Posted on in Equality Debates

TheGlobeandMail.com – ROB/Commentary
Apr. 23, 2016.   Louis-Philippe Rochon

Louis-Philippe Rochon is associate professor at Laurentian University and co-editor of the Review of Keynesian Economics.

The economic policy debate du jour seems to be the guaranteed annual income. It appears every pundit and commentator in Canada is tripping over the other to offer an opinion on the idea.

In Ontario, a new poll indicates that Ontarians are warming up to it, as the provincial government offers support for the idea. The mayors of Calgary and Edmonton have voiced interest, as has the province of Quebec. Jean-Yves Duclos, the new federal Minister of Families, Children and Social Development, has mused publicly about looking into the scheme.

Abroad, Finland is about to begin a pilot project. In Paris, where I’ve been lecturing, the topic has dominated talk shows and public discourse.

In policy circles, the guaranteed annual income is one of those rare policies that enjoys the support of pundits across the political spectrum. The idea goes back at least to Napoleon, and has been supported by economists left (John Kenneth Galbraith), centre (James Tobin) and right (Milton Friedman).

Is this an idea whose time has come? Perhaps, but this doesn’t mean it’s the right one.

I can think of a few good reasons why this policy, while perhaps admirable on its face, may be less than desirable in its implications. In many respects, it is a second-best solution.

First, if the objective of a guaranteed annual income is to reduce poverty by giving every Canadian or Canadian household a basic, minimum income regardless of employment status, there are better ways to achieve this – for instance, by instituting a more progressive tax system and raising the minimum wage. Moreover, poverty reduction cannot be disassociated from the discussion over income inequality. We need to work at both ends of the income/wealth spectrum.
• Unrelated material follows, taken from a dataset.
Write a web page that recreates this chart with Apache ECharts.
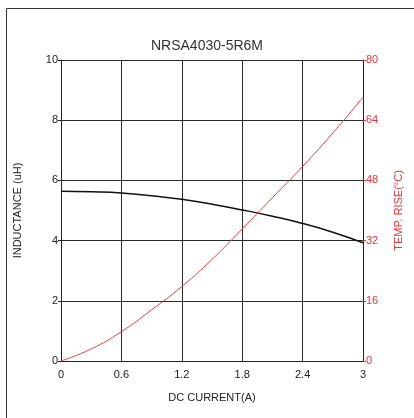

But guaranteed annual income says nothing about tackling the more perverse elements of inequality.

Second, once adopted, governments may no longer see direct job creation as a priority or even as an economic objective. Already, direct job creation and full employment are not part of our political discourse, and have not been for years. Governments are satisfied with talking about growth, hoping that job creation will result indirectly from it.

This situation can only worsen if governments enact a guaranteed income scheme. After all, what is the urgency of creating jobs when the poor receive a guaranteed income? Yet wages from work are far greater than any guaranteed income would be. It follows that if governments want to ameliorate the livelihood of the poor, creating jobs is a better way to accomplish this.
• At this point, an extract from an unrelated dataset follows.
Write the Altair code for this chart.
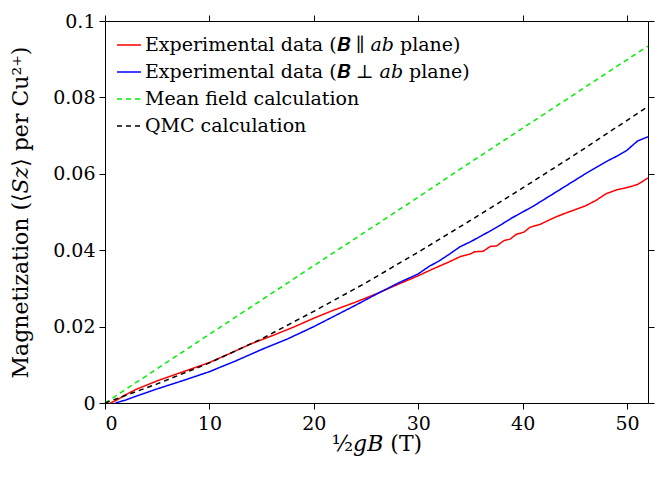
import altair as alt
import pandas as pd

# ---- data ----
series_names = [
    "Experimental data (𝑩 ∥ 𝑎𝑏 plane)",
    "Experimental data (𝑩 ⊥ 𝑎𝑏 plane)",
    "Mean field calculation",
    "QMC calculation",
]
series_colors = ["#ff0000", "#0000ff", "#00ee00", "#000000"]
series_dashes = [[1, 0], [1, 0], [5, 4], [5, 4]]

red_x = [0.5, 1, 2, 3, 5, 7.5, 10, 12, 14, 16, 18, 20, 22, 24, 26, 28, 30, 31, 32, 33,
         34.0, 35.0, 35.4, 36.2, 36.9, 37.5, 38.2, 38.8, 39.4, 40.1, 40.7, 41.7,
         43, 44, 45, 46, 47, 48, 49, 50, 51, 52]
red_y = [0.0, 0.0006, 0.0022, 0.0036, 0.0058, 0.0082, 0.0106, 0.0130, 0.0155, 0.0176,
         0.0198, 0.0222, 0.0244, 0.0264, 0.0286, 0.0310, 0.0333, 0.0346, 0.0358, 0.0370,
         0.0383, 0.0390, 0.0396, 0.0397, 0.0410, 0.0411, 0.0425, 0.0429, 0.0442, 0.0447,
         0.0460, 0.0468, 0.0485, 0.0496, 0.0506, 0.0516, 0.0530, 0.0548, 0.0558, 0.0564,
         0.0572, 0.0589]

blue_x = [1.0, 2, 3, 5, 7.5, 10, 12.5, 15, 17.5, 20, 22, 24, 26, 28, 30, 31, 32, 33, 34,
          35, 36, 37, 38, 39, 40, 41, 42, 43, 44, 45, 46, 47, 48, 49, 50, 51, 52]
blue_y = [0.0, 0.0008, 0.0018, 0.0037, 0.0059, 0.0082, 0.0110, 0.0140, 0.0168, 0.0200,
          0.0228, 0.0256, 0.0285, 0.0313, 0.0338, 0.0357, 0.0372, 0.0390, 0.0409, 0.0422,
          0.0437, 0.0452, 0.0468, 0.0485, 0.0500, 0.0515, 0.0532, 0.0549, 0.0566, 0.0583,
          0.0600, 0.0616, 0.0632, 0.0646, 0.0662, 0.0686, 0.0697]

mf_x = [0, 13.9, 29.5, 34, 51.4, 52]
mf_y = [0.0, 0.0250, 0.0530, 0.0612, 0.0924, 0.0934]

qmc_x = [0, 5, 10, 15, 20, 25, 30, 35, 40, 45, 50, 52]
qmc_y = [0.0, 0.0050, 0.0105, 0.0168, 0.0240, 0.0315, 0.0395, 0.0478, 0.0563, 0.0650,
         0.0740, 0.0776]

x_ticks = [0, 10, 20, 30, 40, 50]
y_ticks = [0, 0.02, 0.04, 0.06, 0.08, 0.1]

x_title = "½𝑔𝐵 (T)"
y_title = "Magnetization (⟨𝑆𝑧⟩ per Cu²⁺)"

rows = []
for name, xs, ys in zip(series_names, [red_x, blue_x, mf_x, qmc_x], [red_y, blue_y, mf_y, qmc_y]):
    for xv, yv in zip(xs, ys):
        rows.append({"series": name, "x": xv, "y": yv})
df = pd.DataFrame(rows)

FONT = "DejaVu Serif"

x_scale = alt.Scale(domain=[0, 52], nice=False, zero=False)
y_scale = alt.Scale(domain=[0, 0.1], nice=False, zero=False)

legend_kw = dict(title=None, orient="none", legendX=11, legendY=11,
                 symbolType="stroke", symbolSize=576, symbolStrokeWidth=1.5,
                 labelFont=FONT, labelFontSize=19, labelLimit=500, rowPadding=4,
                 padding=0, labelOffset=3)

lines = alt.Chart(df).mark_line(strokeWidth=1.5).encode(
    x=alt.X("x:Q", scale=x_scale,
            axis=alt.Axis(values=x_ticks, title=x_title, orient="bottom",
                          labelPadding=5, titlePadding=0)),
    y=alt.Y("y:Q", scale=y_scale,
            axis=alt.Axis(values=y_ticks, title=y_title, orient="left", format="~g",
                          labelPadding=4, titlePadding=20)),
    color=alt.Color("series:N",
                    scale=alt.Scale(domain=series_names, range=series_colors),
                    legend=alt.Legend(**legend_kw)),
    strokeDash=alt.StrokeDash("series:N",
                              scale=alt.Scale(domain=series_names, range=series_dashes),
                              legend=alt.Legend(**legend_kw)),
    detail="series:N",
)

frame = alt.Chart(df).mark_line(opacity=0).encode(
    x=alt.X("x:Q", scale=x_scale,
            axis=alt.Axis(values=x_ticks, title=None, labels=False, orient="top")),
    y=alt.Y("y:Q", scale=y_scale,
            axis=alt.Axis(values=y_ticks, title=None, labels=False, orient="right")),
    detail="series:N",
)

chart = alt.layer(lines, frame).resolve_axis(x="independent", y="independent").properties(
    width=543, height=382,
    autosize=alt.AutoSizeParams(type="none"),
    padding={"left": 97, "top": 13, "right": 8, "bottom": 66},
    background="white",
).configure_view(stroke=None).configure_axis(
    grid=False, domainColor="#000000", tickColor="#000000", labelColor="#000000",
    titleColor="#000000", tickSize=6, domainWidth=1, tickWidth=1,
    labelFont=FONT, labelFontSize=19, titleFont=FONT, titleFontSize=22,
    titleFontWeight="normal",
)

chart.save("out.html", embed_options={"renderer": "svg", "actions": False})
Third, by de-emphasizing job creation, this policy actually weakens the power of labour unions, which become stronger when unemployment is low and unionization rates are high. Such labour strength is important in light of weak wage gains relative to productivity gains. Yet, nothing in this policy helps to protect wages. If anything, a guaranteed annual income promotes keeping wages low.
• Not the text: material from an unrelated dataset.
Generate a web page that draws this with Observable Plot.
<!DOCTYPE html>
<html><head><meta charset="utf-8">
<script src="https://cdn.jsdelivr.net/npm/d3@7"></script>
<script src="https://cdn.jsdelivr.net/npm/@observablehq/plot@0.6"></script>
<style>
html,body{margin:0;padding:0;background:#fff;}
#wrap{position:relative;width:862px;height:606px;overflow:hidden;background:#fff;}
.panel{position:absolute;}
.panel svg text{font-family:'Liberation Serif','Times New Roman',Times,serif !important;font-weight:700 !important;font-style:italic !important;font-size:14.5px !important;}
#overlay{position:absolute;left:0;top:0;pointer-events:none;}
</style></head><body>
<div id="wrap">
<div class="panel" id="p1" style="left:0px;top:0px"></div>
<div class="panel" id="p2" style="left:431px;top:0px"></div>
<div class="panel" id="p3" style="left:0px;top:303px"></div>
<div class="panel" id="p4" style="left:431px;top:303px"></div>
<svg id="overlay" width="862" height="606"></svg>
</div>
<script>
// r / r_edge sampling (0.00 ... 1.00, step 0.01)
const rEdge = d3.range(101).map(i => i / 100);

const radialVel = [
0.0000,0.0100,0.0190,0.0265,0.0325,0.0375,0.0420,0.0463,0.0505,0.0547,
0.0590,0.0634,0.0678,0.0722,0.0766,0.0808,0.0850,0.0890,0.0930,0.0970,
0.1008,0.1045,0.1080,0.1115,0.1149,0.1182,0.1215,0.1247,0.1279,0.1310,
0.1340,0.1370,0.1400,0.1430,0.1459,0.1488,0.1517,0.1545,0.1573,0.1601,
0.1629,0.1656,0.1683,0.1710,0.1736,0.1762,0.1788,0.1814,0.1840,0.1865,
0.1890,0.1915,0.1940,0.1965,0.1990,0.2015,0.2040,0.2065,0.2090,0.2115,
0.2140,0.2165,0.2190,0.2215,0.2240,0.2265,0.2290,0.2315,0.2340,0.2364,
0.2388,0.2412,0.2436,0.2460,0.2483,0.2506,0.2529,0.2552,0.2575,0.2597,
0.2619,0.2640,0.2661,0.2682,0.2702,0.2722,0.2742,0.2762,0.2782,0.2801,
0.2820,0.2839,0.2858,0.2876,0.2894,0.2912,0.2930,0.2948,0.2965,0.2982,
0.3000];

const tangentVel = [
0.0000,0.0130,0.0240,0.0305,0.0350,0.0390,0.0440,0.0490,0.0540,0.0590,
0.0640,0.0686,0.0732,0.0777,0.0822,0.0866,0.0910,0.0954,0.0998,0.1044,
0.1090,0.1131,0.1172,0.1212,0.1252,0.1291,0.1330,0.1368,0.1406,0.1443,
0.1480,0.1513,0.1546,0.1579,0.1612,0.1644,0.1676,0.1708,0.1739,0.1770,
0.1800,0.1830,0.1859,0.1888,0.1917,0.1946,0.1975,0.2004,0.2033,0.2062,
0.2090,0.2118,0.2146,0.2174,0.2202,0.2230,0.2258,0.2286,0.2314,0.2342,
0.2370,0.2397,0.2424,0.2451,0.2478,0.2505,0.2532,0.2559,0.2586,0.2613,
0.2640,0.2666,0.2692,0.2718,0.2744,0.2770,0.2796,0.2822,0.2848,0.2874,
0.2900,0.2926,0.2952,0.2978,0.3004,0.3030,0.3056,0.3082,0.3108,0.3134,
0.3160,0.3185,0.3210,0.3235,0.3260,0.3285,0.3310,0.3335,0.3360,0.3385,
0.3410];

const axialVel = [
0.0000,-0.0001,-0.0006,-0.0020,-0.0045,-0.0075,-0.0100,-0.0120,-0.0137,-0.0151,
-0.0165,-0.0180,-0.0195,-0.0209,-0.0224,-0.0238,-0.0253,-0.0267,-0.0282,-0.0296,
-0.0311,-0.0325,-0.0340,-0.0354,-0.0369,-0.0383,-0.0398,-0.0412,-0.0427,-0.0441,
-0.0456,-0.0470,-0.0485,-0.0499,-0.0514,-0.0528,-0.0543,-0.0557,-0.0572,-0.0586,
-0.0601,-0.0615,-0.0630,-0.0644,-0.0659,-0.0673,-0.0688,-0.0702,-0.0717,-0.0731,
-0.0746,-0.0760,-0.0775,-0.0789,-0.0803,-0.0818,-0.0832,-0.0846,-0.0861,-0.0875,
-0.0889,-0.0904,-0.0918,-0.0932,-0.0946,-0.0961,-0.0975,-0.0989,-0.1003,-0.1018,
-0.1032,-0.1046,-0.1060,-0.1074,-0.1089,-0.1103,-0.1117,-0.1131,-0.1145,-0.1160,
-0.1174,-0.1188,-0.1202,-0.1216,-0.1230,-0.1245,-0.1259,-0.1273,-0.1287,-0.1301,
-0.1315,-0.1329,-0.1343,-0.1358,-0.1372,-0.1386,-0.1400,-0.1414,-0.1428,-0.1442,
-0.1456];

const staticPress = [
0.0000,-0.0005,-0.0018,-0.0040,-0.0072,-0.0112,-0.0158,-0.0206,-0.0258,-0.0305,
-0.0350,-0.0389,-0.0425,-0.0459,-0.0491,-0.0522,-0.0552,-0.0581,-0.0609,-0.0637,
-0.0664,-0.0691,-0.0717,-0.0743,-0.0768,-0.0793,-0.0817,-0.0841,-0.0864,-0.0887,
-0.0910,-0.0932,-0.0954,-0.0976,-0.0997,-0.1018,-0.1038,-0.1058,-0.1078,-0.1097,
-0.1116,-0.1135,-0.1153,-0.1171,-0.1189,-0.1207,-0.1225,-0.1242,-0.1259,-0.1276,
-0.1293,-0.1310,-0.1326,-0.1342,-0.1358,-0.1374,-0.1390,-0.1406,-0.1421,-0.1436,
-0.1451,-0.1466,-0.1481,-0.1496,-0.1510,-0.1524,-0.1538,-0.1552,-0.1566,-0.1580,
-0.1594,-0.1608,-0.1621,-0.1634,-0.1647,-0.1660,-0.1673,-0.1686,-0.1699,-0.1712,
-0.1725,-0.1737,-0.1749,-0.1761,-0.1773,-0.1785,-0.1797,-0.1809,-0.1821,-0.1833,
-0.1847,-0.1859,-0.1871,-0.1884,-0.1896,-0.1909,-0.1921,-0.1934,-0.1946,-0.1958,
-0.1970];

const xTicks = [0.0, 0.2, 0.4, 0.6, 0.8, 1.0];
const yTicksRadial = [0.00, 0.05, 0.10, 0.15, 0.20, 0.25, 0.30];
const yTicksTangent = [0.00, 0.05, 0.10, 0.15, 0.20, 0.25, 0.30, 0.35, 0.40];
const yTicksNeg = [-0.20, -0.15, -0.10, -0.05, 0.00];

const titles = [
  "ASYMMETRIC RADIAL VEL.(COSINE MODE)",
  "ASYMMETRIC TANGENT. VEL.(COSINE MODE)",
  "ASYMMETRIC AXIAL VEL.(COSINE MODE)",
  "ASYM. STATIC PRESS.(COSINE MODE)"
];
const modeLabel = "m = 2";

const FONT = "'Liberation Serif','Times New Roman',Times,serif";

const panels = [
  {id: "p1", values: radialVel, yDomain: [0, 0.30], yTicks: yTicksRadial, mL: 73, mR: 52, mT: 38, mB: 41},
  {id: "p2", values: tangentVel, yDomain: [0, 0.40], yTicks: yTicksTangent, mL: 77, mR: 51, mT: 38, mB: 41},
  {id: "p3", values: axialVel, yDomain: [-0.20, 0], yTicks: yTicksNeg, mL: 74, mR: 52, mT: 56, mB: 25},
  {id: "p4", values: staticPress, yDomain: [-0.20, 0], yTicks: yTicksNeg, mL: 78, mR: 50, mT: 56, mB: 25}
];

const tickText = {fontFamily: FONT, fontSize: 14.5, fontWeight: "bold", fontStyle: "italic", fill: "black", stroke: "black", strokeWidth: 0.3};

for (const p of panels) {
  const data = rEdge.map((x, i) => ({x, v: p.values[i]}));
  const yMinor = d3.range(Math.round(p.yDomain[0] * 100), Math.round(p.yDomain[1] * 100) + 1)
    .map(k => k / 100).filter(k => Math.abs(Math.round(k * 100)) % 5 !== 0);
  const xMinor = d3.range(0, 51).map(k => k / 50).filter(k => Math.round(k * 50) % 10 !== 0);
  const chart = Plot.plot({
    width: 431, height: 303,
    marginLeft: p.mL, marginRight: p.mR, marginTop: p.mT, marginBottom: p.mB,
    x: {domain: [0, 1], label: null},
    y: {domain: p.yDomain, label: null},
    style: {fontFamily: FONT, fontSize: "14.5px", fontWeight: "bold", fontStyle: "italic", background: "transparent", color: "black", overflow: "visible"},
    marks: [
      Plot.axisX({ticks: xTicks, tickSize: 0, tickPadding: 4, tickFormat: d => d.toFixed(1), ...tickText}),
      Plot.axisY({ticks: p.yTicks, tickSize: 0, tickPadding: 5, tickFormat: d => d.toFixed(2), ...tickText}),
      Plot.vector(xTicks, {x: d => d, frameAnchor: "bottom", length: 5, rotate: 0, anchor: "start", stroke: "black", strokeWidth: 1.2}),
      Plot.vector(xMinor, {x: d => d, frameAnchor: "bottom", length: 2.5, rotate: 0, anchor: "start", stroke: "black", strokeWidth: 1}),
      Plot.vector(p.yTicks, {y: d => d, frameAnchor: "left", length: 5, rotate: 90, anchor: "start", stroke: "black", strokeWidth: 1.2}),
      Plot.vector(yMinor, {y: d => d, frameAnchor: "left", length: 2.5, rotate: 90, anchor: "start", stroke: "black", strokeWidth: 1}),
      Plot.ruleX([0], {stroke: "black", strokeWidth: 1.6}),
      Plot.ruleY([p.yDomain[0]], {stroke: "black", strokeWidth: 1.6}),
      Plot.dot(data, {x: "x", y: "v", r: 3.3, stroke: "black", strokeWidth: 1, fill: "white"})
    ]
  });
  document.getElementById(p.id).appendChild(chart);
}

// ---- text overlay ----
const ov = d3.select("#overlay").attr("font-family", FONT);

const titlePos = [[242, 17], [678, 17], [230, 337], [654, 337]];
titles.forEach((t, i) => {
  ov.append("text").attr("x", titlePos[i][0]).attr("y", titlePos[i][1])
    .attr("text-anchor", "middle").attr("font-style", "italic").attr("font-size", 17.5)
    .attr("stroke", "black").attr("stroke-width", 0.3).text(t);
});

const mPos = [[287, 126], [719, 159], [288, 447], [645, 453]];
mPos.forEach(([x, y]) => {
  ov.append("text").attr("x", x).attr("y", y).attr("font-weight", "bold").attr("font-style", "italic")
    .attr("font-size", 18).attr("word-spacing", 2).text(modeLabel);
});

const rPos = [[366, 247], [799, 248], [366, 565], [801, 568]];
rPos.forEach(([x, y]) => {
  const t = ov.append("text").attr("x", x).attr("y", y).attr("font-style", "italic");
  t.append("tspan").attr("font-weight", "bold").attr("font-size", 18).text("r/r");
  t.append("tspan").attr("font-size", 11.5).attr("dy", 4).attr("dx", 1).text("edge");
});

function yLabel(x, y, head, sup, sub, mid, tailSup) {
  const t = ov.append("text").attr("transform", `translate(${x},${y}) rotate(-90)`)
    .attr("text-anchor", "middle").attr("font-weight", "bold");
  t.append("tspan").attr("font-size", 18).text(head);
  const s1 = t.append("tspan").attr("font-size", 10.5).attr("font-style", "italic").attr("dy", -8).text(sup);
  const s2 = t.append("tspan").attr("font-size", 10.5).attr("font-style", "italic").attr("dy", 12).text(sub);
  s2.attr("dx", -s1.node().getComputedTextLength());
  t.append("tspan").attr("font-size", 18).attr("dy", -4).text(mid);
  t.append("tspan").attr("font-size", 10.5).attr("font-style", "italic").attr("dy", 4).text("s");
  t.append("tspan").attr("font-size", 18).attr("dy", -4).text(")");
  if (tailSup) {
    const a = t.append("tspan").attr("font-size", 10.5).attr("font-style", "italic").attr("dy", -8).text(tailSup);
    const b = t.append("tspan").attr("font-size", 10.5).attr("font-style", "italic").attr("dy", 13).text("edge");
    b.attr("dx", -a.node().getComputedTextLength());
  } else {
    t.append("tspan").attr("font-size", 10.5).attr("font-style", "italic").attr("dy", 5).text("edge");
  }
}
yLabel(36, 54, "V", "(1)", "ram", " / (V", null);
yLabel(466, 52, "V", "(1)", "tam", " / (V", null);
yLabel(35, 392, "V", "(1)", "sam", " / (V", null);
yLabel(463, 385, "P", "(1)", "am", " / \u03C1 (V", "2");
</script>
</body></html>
Finally, I am always suspicious when the right embraces a policy from the left. It’s little wonder the right likes this policy – on one hand, it weakens unions, while on the other, it reduces government red tape and the size of the social-welfare state.

In the end, Canadians would be better off with a government committed to job creation, protecting wages, encouraging stronger unions and addressing the inequality of income by targeting high-income earners.